Workers pave the ground of the Darul Aman Palace under reconstruction in Kabul, capital of Afghanistan, Aug. 8, 2019. The reconstructed Darul Aman Palace with white and yellow color, located on a hilltop in the western edge of Kabul, will reopen its gate to the public later this month, as the capital city is under tense reconstruction to change its war-battered face. (Xinhua/Rahmatullah Alizadah)
by Abdul Haleem, Jawed Omid
KABUL, Aug. 10 (Xinhua) -- The reconstructed Darul Aman Palace with white and yellow color, located on a hilltop in the western edge of Kabul, will reopen its gate to the public later this month, as the capital city is under tense reconstruction to change its war-battered face.
Once the symbol of power and modernism, the castle, built by King Amanullah Khan just a year after Afghanistan's independence, had been badly damaged during the factional fightings in the 1990s. It has been rebuilt over the past three years and the government planned to reopen it on the country's Independence Day which falls on Aug. 19.
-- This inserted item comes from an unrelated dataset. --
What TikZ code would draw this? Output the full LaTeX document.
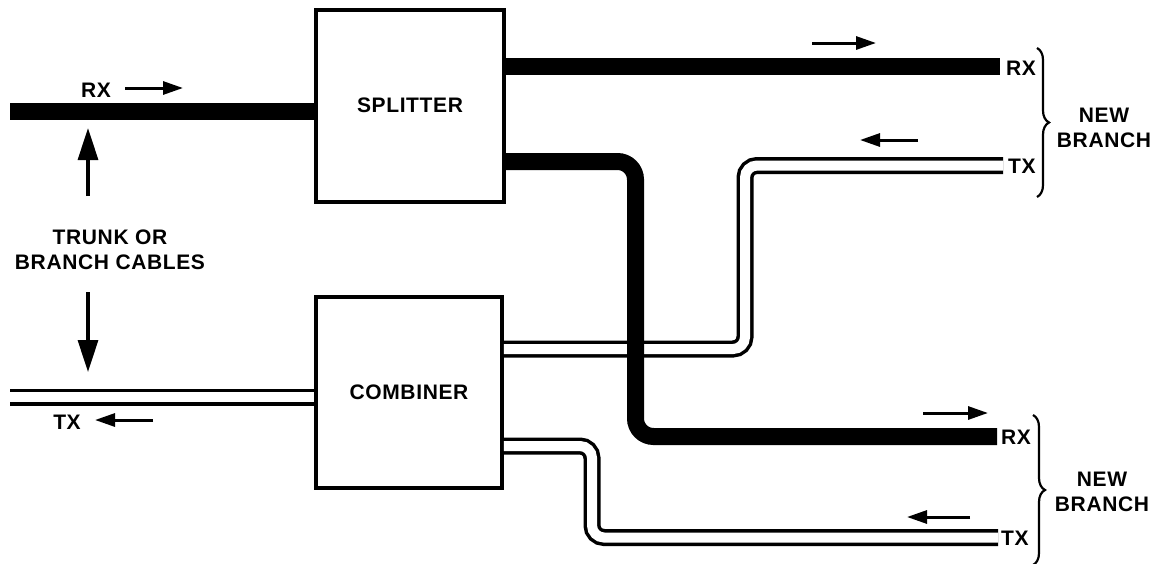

"The work for the reconstruction of Darul Aman Palace commenced in 2016 and so far 95 percent of its work has been completed and the remaining task will be finished within days," Jawed Hemmad, who is in-charge of the castle's reconstruction, told Xinhua, adding that all the engineers and workers hired in the project were Afghans.
According to the official, the government allocated 20 million U.S. dollars for the rebuilding of Darul Aman Palace, and his team spent 10 million U.S. dollars to rebuild the castle in its original shape.
About 60 percent of the 150-room Darul Aman Palace, which had served as government guesthouse, cabinet meeting place and defense ministry in different periods, was destroyed during the factional fightings.
Although Afghanistan remained under the shadow of conflicts and violence, like many war-weary Afghans, Hemmad is hopeful that the country would soon embrace lasting peace and be able to rebuild all its historic monuments.
Some in the country are against the rebuilding of historic constructions, saying the bitter outcome of the war should be shown to future generations. But the government has been keen to wipe out the legacy of the destructive wars by renovating key castles, parks and roads.
"We are proud of our achievement that we Afghans were able to rebuild our historic monument with less fund and good quality," said Hemmad.
"The first floor and second floor of the 150-room castle will be used as national cultural museum after inauguration and the third floor would serve as guesthouse for the ranking guests of Presidential Palace."